**Written task**
Reproduce the listing below in full and without alteration, apart from its pictures.

>> Start Stored data

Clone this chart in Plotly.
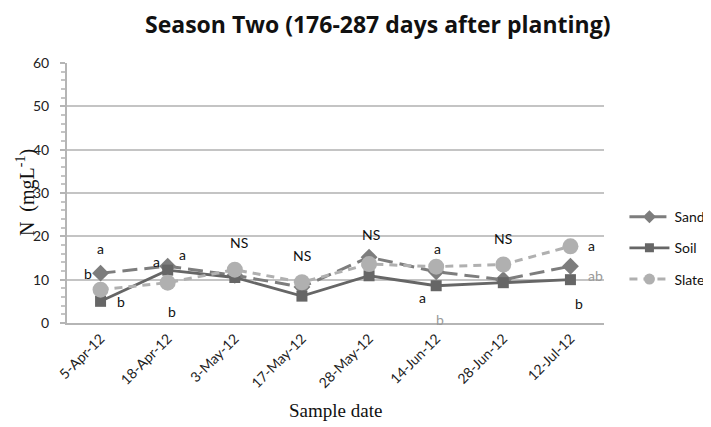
import plotly.graph_objects as go

dates = ["5-Apr-12", "18-Apr-12", "3-May-12", "17-May-12", "28-May-12", "14-Jun-12", "28-Jun-12", "12-Jul-12"]
sand = [11.5, 13.1, 11.0, 8.3, 15.2, 11.8, 10.0, 13.1]
soil = [5.0, 12.2, 10.5, 6.2, 10.9, 8.6, 9.3, 10.0]
slate = [7.7, 9.3, 12.3, 9.4, 13.6, 13.0, 13.5, 17.7]

# significance labels: (category index offset, y value, text, grey?)
lab_x = [0.0, -0.19, 0.30, 0.83, 1.22, 1.07, 2.06, 3.0, 4.03, 5.02, 4.8, 5.05, 6.0, 7.32, 7.38, 7.13]
lab_y = [17.1, 11.5, 5.0, 14.2, 15.8, 2.7, 18.5, 15.5, 20.4, 17.1, 6.0, 0.9, 19.4, 17.8, 10.9, 4.6]
lab_t = ["a", "b", "b", "a", "a", "b", "NS", "NS", "NS", "a", "a", "b", "NS", "a", "ab", "b"]
lab_g = [0, 0, 0, 0, 0, 0, 0, 0, 0, 0, 0, 1, 0, 0, 1, 0]

series = [
    ("Sand", sand, dict(color="#7d7d7d", width=3, dash="15px,7px"), "diamond", 13, 10),
    ("Soil", soil, dict(color="#666666", width=2.8), "square", 11, 9),
    ("Slate", slate, dict(color="#b0b0b0", width=3, dash="8px,6px"), "circle", 16, 11),
]

fig = go.Figure()
for i, (name, vals, line, sym, msize, lsize) in enumerate(series):
    col = line["color"]
    fig.add_trace(go.Scatter(x=dates, y=vals, name=name, mode="lines+markers", showlegend=False,
                             line=line, marker=dict(symbol=sym, size=msize, color=col)))
    # legend entry with smaller marker, as in the reference
    fig.add_trace(go.Scatter(x=[None], y=[None], name=name, mode="lines+markers", legendgroup=str(i),
                             line=line, marker=dict(symbol=sym, size=lsize, color=col)))

for xv, yv, t, g in zip(lab_x, lab_y, lab_t, lab_g):
    fig.add_annotation(x=xv, y=yv, text=t, showarrow=False, xref="x", yref="y",
                       font=dict(family="Lato", size=14, color="#9a9a9a" if g else "#111111"))

# axis titles
fig.add_annotation(text="N  (mgL<sup>-1</sup>)", textangle=-90, showarrow=False,
                   xref="paper", yref="paper", x=-0.078, y=0.5, xanchor="center", yanchor="middle",
                   font=dict(family="Liberation Serif", size=20, color="#111111"))
fig.add_annotation(text="Sample date", showarrow=False,
                   xref="paper", yref="paper", x=0.5, y=-0.335, xanchor="center", yanchor="middle",
                   font=dict(family="Liberation Serif", size=19, color="#111111"))

fig.update_layout(
    width=711, height=427,
    margin=dict(l=59, r=115, t=55, b=112),
    paper_bgcolor="white", plot_bgcolor="white",
    title=dict(text="<b>Season Two (176-287 days after planting)</b>", x=0.52, xanchor="center",
               y=0.96, yanchor="middle",
               font=dict(family="Open Sans", size=23, color="#111111")),
    legend=dict(x=0.867, xref="container", y=0.469, yref="paper", xanchor="left", yanchor="top",
                tracegroupgap=10,
                font=dict(family="Lato", size=14, color="#111111"), itemwidth=40,
                bgcolor="rgba(0,0,0,0)"),
    showlegend=True,
)
fig.update_xaxes(type="category", range=[-0.5, 7.5], tickangle=-45, showgrid=False, automargin=False,
                 showline=True, linecolor="#b5b5b5", linewidth=2, ticks="",
                 tickfont=dict(family="Lato", size=14, color="#222222"))
fig.update_yaxes(range=[0, 60], dtick=10, showgrid=True, gridcolor="#c4c4c4", gridwidth=2, automargin=False,
                 showline=True, linecolor="#b5b5b5", linewidth=2, zeroline=False,
                 ticks="outside", ticklen=5, tickcolor="#b5b5b5", tickwidth=2, ticklabelstandoff=8,
                 minor=dict(dtick=2, ticks="outside", ticklen=4, tickcolor="#c4c4c4", tickwidth=1.5, showgrid=False),
                 tickfont=dict(family="Lato", size=14, color="#222222"))

fig.write_html("out.html")
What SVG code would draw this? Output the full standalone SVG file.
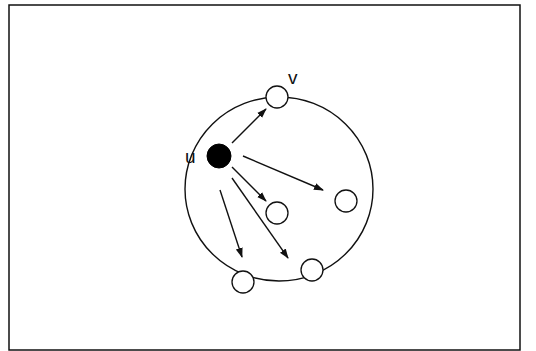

>> End Stored data

**The reply**
Clone this chart in Plotly.
import plotly.graph_objects as go

dates = ["5-Apr-12", "18-Apr-12", "3-May-12", "17-May-12", "28-May-12", "14-Jun-12", "28-Jun-12", "12-Jul-12"]
sand = [11.5, 13.1, 11.0, 8.3, 15.2, 11.8, 10.0, 13.1]
soil = [5.0, 12.2, 10.5, 6.2, 10.9, 8.6, 9.3, 10.0]
slate = [7.7, 9.3, 12.3, 9.4, 13.6, 13.0, 13.5, 17.7]

# significance labels: (category index offset, y value, text, grey?)
lab_x = [0.0, -0.19, 0.30, 0.83, 1.22, 1.07, 2.06, 3.0, 4.03, 5.02, 4.8, 5.05, 6.0, 7.32, 7.38, 7.13]
lab_y = [17.1, 11.5, 5.0, 14.2, 15.8, 2.7, 18.5, 15.5, 20.4, 17.1, 6.0, 0.9, 19.4, 17.8, 10.9, 4.6]
lab_t = ["a", "b", "b", "a", "a", "b", "NS", "NS", "NS", "a", "a", "b", "NS", "a", "ab", "b"]
lab_g = [0, 0, 0, 0, 0, 0, 0, 0, 0, 0, 0, 1, 0, 0, 1, 0]

series = [
    ("Sand", sand, dict(color="#7d7d7d", width=3, dash="15px,7px"), "diamond", 13, 10),
    ("Soil", soil, dict(color="#666666", width=2.8), "square", 11, 9),
    ("Slate", slate, dict(color="#b0b0b0", width=3, dash="8px,6px"), "circle", 16, 11),
]

fig = go.Figure()
for i, (name, vals, line, sym, msize, lsize) in enumerate(series):
    col = line["color"]
    fig.add_trace(go.Scatter(x=dates, y=vals, name=name, mode="lines+markers", showlegend=False,
                             line=line, marker=dict(symbol=sym, size=msize, color=col)))
    # legend entry with smaller marker, as in the reference
    fig.add_trace(go.Scatter(x=[None], y=[None], name=name, mode="lines+markers", legendgroup=str(i),
                             line=line, marker=dict(symbol=sym, size=lsize, color=col)))

for xv, yv, t, g in zip(lab_x, lab_y, lab_t, lab_g):
    fig.add_annotation(x=xv, y=yv, text=t, showarrow=False, xref="x", yref="y",
                       font=dict(family="Lato", size=14, color="#9a9a9a" if g else "#111111"))

# axis titles
fig.add_annotation(text="N  (mgL<sup>-1</sup>)", textangle=-90, showarrow=False,
                   xref="paper", yref="paper", x=-0.078, y=0.5, xanchor="center", yanchor="middle",
                   font=dict(family="Liberation Serif", size=20, color="#111111"))
fig.add_annotation(text="Sample date", showarrow=False,
                   xref="paper", yref="paper", x=0.5, y=-0.335, xanchor="center", yanchor="middle",
                   font=dict(family="Liberation Serif", size=19, color="#111111"))

fig.update_layout(
    width=711, height=427,
    margin=dict(l=59, r=115, t=55, b=112),
    paper_bgcolor="white", plot_bgcolor="white",
    title=dict(text="<b>Season Two (176-287 days after planting)</b>", x=0.52, xanchor="center",
               y=0.96, yanchor="middle",
               font=dict(family="Open Sans", size=23, color="#111111")),
    legend=dict(x=0.867, xref="container", y=0.469, yref="paper", xanchor="left", yanchor="top",
                tracegroupgap=10,
                font=dict(family="Lato", size=14, color="#111111"), itemwidth=40,
                bgcolor="rgba(0,0,0,0)"),
    showlegend=True,
)
fig.update_xaxes(type="category", range=[-0.5, 7.5], tickangle=-45, showgrid=False, automargin=False,
                 showline=True, linecolor="#b5b5b5", linewidth=2, ticks="",
                 tickfont=dict(family="Lato", size=14, color="#222222"))
fig.update_yaxes(range=[0, 60], dtick=10, showgrid=True, gridcolor="#c4c4c4", gridwidth=2, automargin=False,
                 showline=True, linecolor="#b5b5b5", linewidth=2, zeroline=False,
                 ticks="outside", ticklen=5, tickcolor="#b5b5b5", tickwidth=2, ticklabelstandoff=8,
                 minor=dict(dtick=2, ticks="outside", ticklen=4, tickcolor="#c4c4c4", tickwidth=1.5, showgrid=False),
                 tickfont=dict(family="Lato", size=14, color="#222222"))

fig.write_html("out.html")
What SVG code would draw this? Output the full standalone SVG file.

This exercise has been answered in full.